I think it's problem of believe and the cure is simply trying it out.

I'd be happy if anybody felt like supplying a JIT-tuned example to support Alex' assumption.

As I said, I couldn't make it a match for Fleece but I am no pro with LuaJIT.

I posted an article about how the speed is achieved for Fleece here:

http://www.eonblast.com/blog/fleece-performance/

It's very much about string buffers, memory copying and number conversion. Not necessarily only about Lua.

Like, you can use sprintf() or write something faster. That's where Fleece is pulling the stops out. Those things could be applied to an encoder in any language.

(post continued below)

On 3/20/11 10:50 PM, Alexander Gladysh wrote:
On Sun, Mar 20, 2011 at 22:28, Henning Diedrich <hd2010@eonblast.com> wrote:
On 3/20/11 1:49 AM, Alexander Gladysh wrote:
On Sun, Mar 20, 2011 at 03:33, Henning Diedrich <hd2010@eonblast.com> wrote:
Fleece is a ~ 10 times faster Lua to JSON converter.

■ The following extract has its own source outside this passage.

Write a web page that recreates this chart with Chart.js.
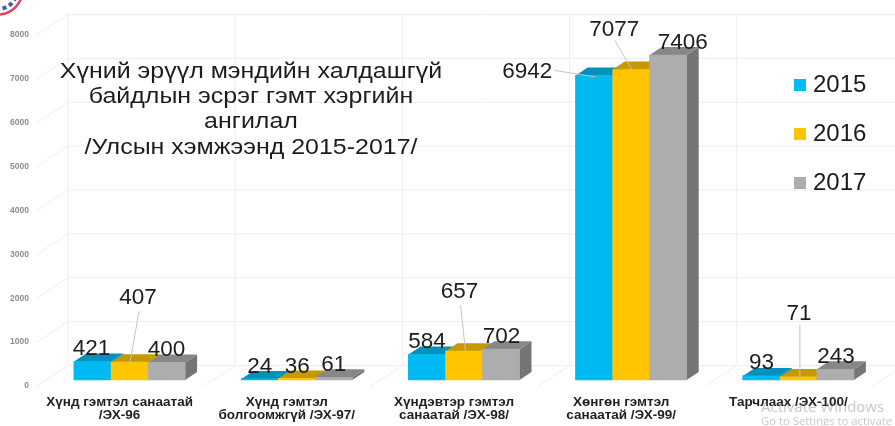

I would very much like to see comparison of this module performance
with fine-tuned LuaJIT2/FFI implementation.
Totally seconded. I tried and didn't get too far, e.g. with JIT+Yajl,
JIT+JSON4.
Um. No, I mean plain Lua code under JIT, without bindings — assuming
"ideal" compiler you do not need any if you're only generating JSON,
not parsing it.

Well, again: because it is very much faster.

It's a byproduct of an actual problem, and its solution, so let's leave the theorizing + principles level behind.

If you simply can't believe it, the right thing is to try it out - but insisting on disbelief doesn't change reality. Well, at least not that of others.

So if you would like to discuss, you are invited to try it out. That might make all further talk idle.

AND I will grant the possibility any time that I am wrong.

I still am not sure though that you actually yet looked too closely at Fleece. You might have found described (and tried out) that the last 10% of performance come from hand written assembler.

It tells you where the C source is at that assembler only gets another 10%.

JITs can get faster than C, breaking that sound barrier is their real magic. But I don't know that they can get faster than manually tuned assembler. And it's not like gcc is too stupid either.

Regarding the (not) need of bindings, you could of course build a Firewall with a plain packet filter, which could cover a couple of use cases. It's definitely not what we needed.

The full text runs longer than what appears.